By Ali Waseem Hashmi –
Pakistan clinched four medals in this year’s edition of the Commonwealth Games, 3 silvers and 1 bronze. Three of these medals came from the same sporting event, wrestling. Wrestler Qamar Abbas grabbed a silver in the free-style, 74 kilogram category, losing to his Indian rival Sushil Kumar in the final.
Wrestler Azhar Hussain won bronze in the same sport, throwing his South African opponent out of the ring within three minutes of the match. Hussain previously won a gold medal in Delhi during the 2010 Commonwealth Games. The third medal winner was Shah Hussain Shah who bagged a silver in the 100-kg Judo event.
Finally, rounding up Pakistan’s podium placers was boxer Muhammad Waseem, who won silver in the 52-kg flyweight category. The 26-year-old from Quetta lost to Australia’s Andrew Maloney 3-0 in the final.
Pakistan’s medal haul obviously pales in comparison to the winners, England, who topped the Commonwealth Games with a total of 174 medals including 58 gold ones. Australia ranked second with 137 medals, hosts Scotland grabbed 53 but it was neighbours India who really outshined all regional rivals with a very impressive total of 64 medals.
India’s tally reflects especially badly on Pakistan, which, despite having competed in 12 of the 20 previous Commonwealth Games, has managed to only win 69 medals overall; just 5 more than what Indian won this year alone.
The Commonwealth Games is an international, multi-sport event involving athletes from the Commonwealth of Nations, nations which were formerly (and in some cases still are) under the administrative charter of the British Empire.
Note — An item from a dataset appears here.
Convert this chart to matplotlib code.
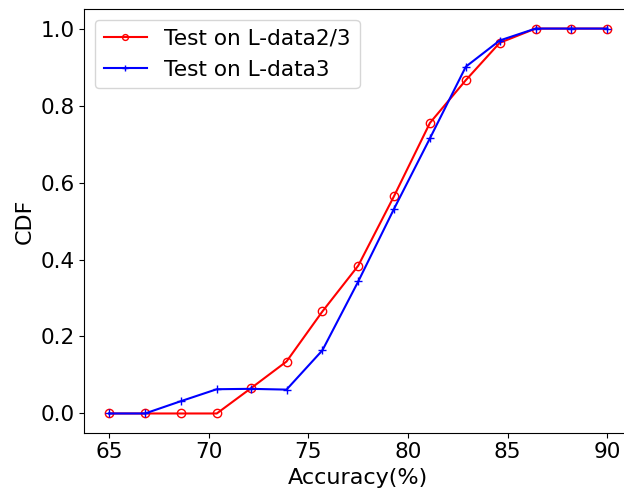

The event was first held in 1930, and, with the exception of 1942 and 1946, which were cancelled due to World War II, has taken place every four years since then.
The games feature mostly Olympic sporting events, with a heavy focus on athletics and technical events like shooting. Pakistan’s most successful games were in 1962 where we finished 4th in the overall rankings and won 8 gold medals. Unsurprisingly, wrestling is where most of our medals have come from, an overwhelming 37 medals out of the total of 69. Athletics, weightlifting and boxing are the only other events where Pakistan has won multiple medals.
This year Pakistan sent 48 participants, 10 of which were women. While they competed enthusiastically, the truth of the matter is that it was simply token participation for the majority of them. Most finished last or close to the bottom. This isn’t criticism of the athletes themselves of course, but of the sorry state of athletics and sports in the country.
With such a heavy commercial and administrative focus on cricket, all other sports are left under-financed, under-coached and without adequate facilities for aspiring athletes. Even the traditionally strong sports like wrestling are under threat of becoming uncompetitive on the international stage.
All the successful commonwealth nations bring their athletes through sports scholarships and years of corporate sponsored tutelage. In Pakistan, the desire for athletic achievement must usually be funded out of one’s own pocket, and pursued outside of the educational/vocational circuit.